Un coup de semonce. C'est ainsi qu'il faut interpréter l'annonce vendredi dernier du ministère du Commerce chinois d'une enquête antidumping sur les eaux-de-vie de vin européennes, comme le cognac ou l'armagnac. Un avertissement adressé aux pays de l'Union européenne, et, plus particulièrement à la France, pour leur dire de ne pas aller trop loin dans les mesures commerciales à l'encontre des intérêts chinois au nom de la souveraineté industrielle et de l'indépendance économique, deux priorités de l'UE désormais après des décennies d'ouverture naïve de son marché.
Bonus électrique
Car les mesures de certains pays européens passent mal à Pékin. L'annonce des autorités chinoises sur les eaux-de-vie de vin est intervenue dans la foulée de celle des Pays-Bas limitant, comme le font les Etats-Unis et le Japon, les exportations vers la Chine d'équipements de pointe nécessaire à la fabrication des puces électroniques les plus avancées susceptibles d'être utilisées dans des armes ou des équipements de haute technologie. Une décision immédiatement appliquée par le géant batave ASML qui a gelé toutes les exportations vers l'ex-empire du Milieu de ses machines à construire de telles puces.
Cette décision lourde faisait suite à l'entrée en vigueur en France le 1er janvier du nouveau bonus écologique qui écarte tous les véhicules asiatiques des aides à l'achat d'un véhicule électrique versées aux consommateurs.
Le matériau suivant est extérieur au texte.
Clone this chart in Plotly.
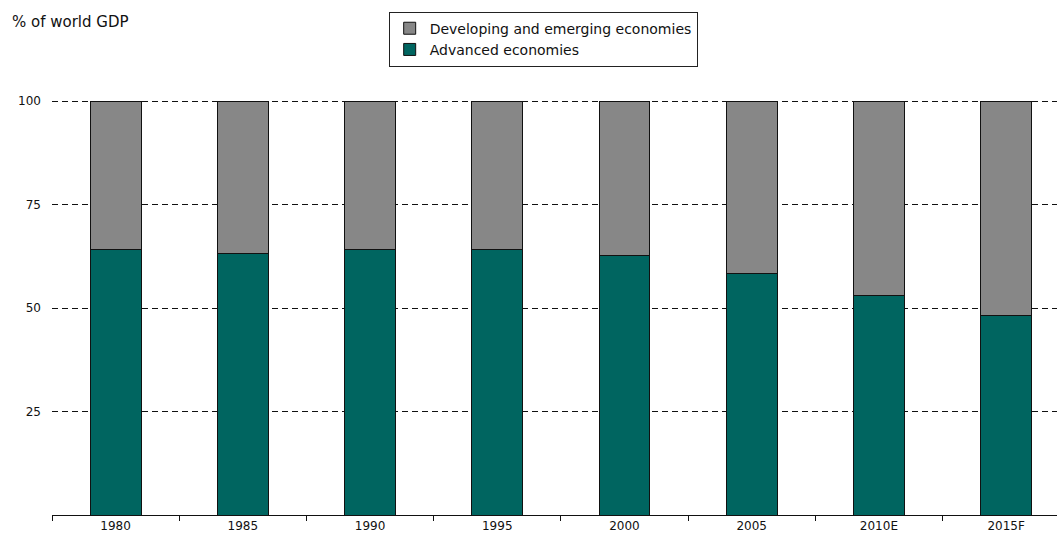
import plotly.graph_objects as go

years = ["1980", "1985", "1990", "1995", "2000", "2005", "2010E", "2015F"]
advanced = [64.2, 63.2, 64.2, 64.2, 62.8, 58.4, 53.1, 48.2]
developing = [round(100 - a, 1) for a in advanced]
y_ticks = [25, 50, 75, 100]

FONT = "DejaVu Sans"
TEAL = "#006560"
GREY = "#878787"

fig = go.Figure()
fig.add_trace(go.Bar(
    x=years, y=advanced, name="Advanced economies",
    marker=dict(color=TEAL, line=dict(color="#111111", width=1)),
    width=0.4,
))
fig.add_trace(go.Bar(
    x=years, y=developing, name="Developing and emerging economies",
    marker=dict(color=GREY, line=dict(color="#111111", width=1)),
    width=0.4,
))

fig.update_layout(
    width=1057, height=553,
    margin=dict(l=52, r=0, t=99, b=38),
    barmode="stack",
    plot_bgcolor="white", paper_bgcolor="white",
    font=dict(family=FONT, size=12, color="#111111"),
    showlegend=True,
    legend=dict(
        traceorder="reversed",
        x=0.335, y=1.21, xanchor="left", yanchor="top",
        bordercolor="#222222", borderwidth=1,
        font=dict(family=FONT, size=14, color="#111111"),
        itemwidth=30, tracegroupgap=0,
        bgcolor="white",
    ),
    annotations=[dict(
        text="% of world GDP", xref="paper", yref="paper",
        x=-42 / 1005, y=1 + (99 - 22) / 416,
        xanchor="left", yanchor="middle", showarrow=False,
        font=dict(family=FONT, size=15, color="#111111"),
    )],
)

fig.update_xaxes(
    type="category",
    range=[-0.5, 7.4],
    showline=True, linecolor="#111111", linewidth=1,
    ticks="outside", tickson="boundaries", ticklen=5, tickcolor="#111111",
    showgrid=False,
    tickfont=dict(family=FONT, size=12, color="#111111"),
)
fig.update_yaxes(
    range=[0, 100.5],
    tickvals=y_ticks,
    ticktext=[str(v) for v in y_ticks],
    showline=False, zeroline=False,
    showgrid=True, gridcolor="#111111", gridwidth=1, griddash="6px,4px",
    ticks="", ticklabelstandoff=10,
    tickfont=dict(family=FONT, size=12, color="#111111"),
)

fig.write_html("out.html")
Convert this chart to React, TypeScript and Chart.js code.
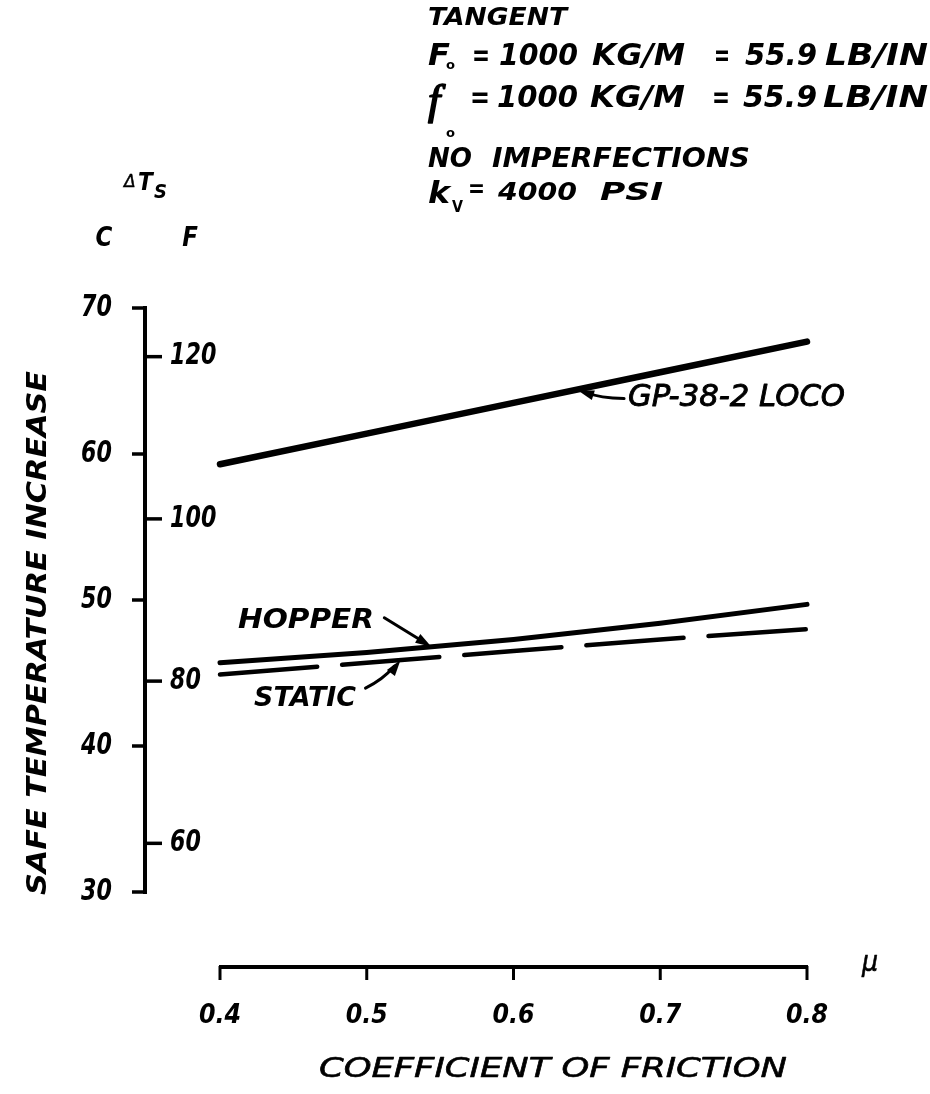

Justifié par des objectifs environnementaux, ce bonus s'inscrit dans la volonté plus large de la Commission européenne de protéger l'industrie automobile européenne face à la concurrence chinoise en pointe sur les technologies de la voiture électrique. Bruxelles a ainsi lancé en septembre une enquête sur les aides d'Etat dont bénéficierait l'automobile chinoise.
Réponse modérée
Face à de telles attaques, la Chine était donc obligée de réagir. Mais en se focalisant sur une partie seulement des spiritueux européens, la réponse est en réalité modérée. Surtout si l'on se souvient que dans le passé, l'ex-Empire du milieu a sorti l'artillerie lourde pour régler en sa faveur des différends commerciaux avec l'UE. En témoigne le gel en 2012 d'un grand nombre de commandes d'avions à Airbus pour s'opposer à la mise en place en Europe d'un système d'échanges de permis d'émissions de CO2 sur tous les vols, y compris ceux des compagnies non-européennes. Bien aidé par le droit international qui lui donnait raison, Pékin avait contraint Bruxelles à faire marche arrière.
Les fleurons français du luxe très exposés à la Chine
Aujourd'hui, le contexte est différent. Déjà en délicatesse avec les Etats-Unis, la Chine a perdu de sa superbe sur le plan économique et ne veut ni ne peut rompre ses relations avec l'Europe. Le gouvernement de Xi Jinping a besoin du Vieux Continent pour faire tourner une économie fragilisée par une consommation intérieure morose.
Pour autant, la prudence de la riposte chinoise est riche d'enseignements. En ciblant certains alcools de luxe, elle donne des pistes sur ce que pourrait être l'étape d'après : frapper d'autres symboles forts de la France. Et notamment l'industrie du luxe et des cosmétiques. De quoi inquiéter nos fleurons tricolores Hermès, Kering, L'Oréal et LVMH, lequel est déjà concerné par l'affaire du cognac avec sa marque Hennessy : tous sont, en effet, fortement exposés au marché chinois, souvent à hauteur de plus de 30% de leur chiffre d'affaires. A tel point que cet automne, à peine l'enquête européenne sur l'automobile chinoise lancée, leurs dirigeants se sont empressés de rappeler à Bruno Le Maire le danger de croiser le fer avec la Chine. L'inquiétude est d'autant plus grande que le marché du luxe est moins dynamique aujourd'hui.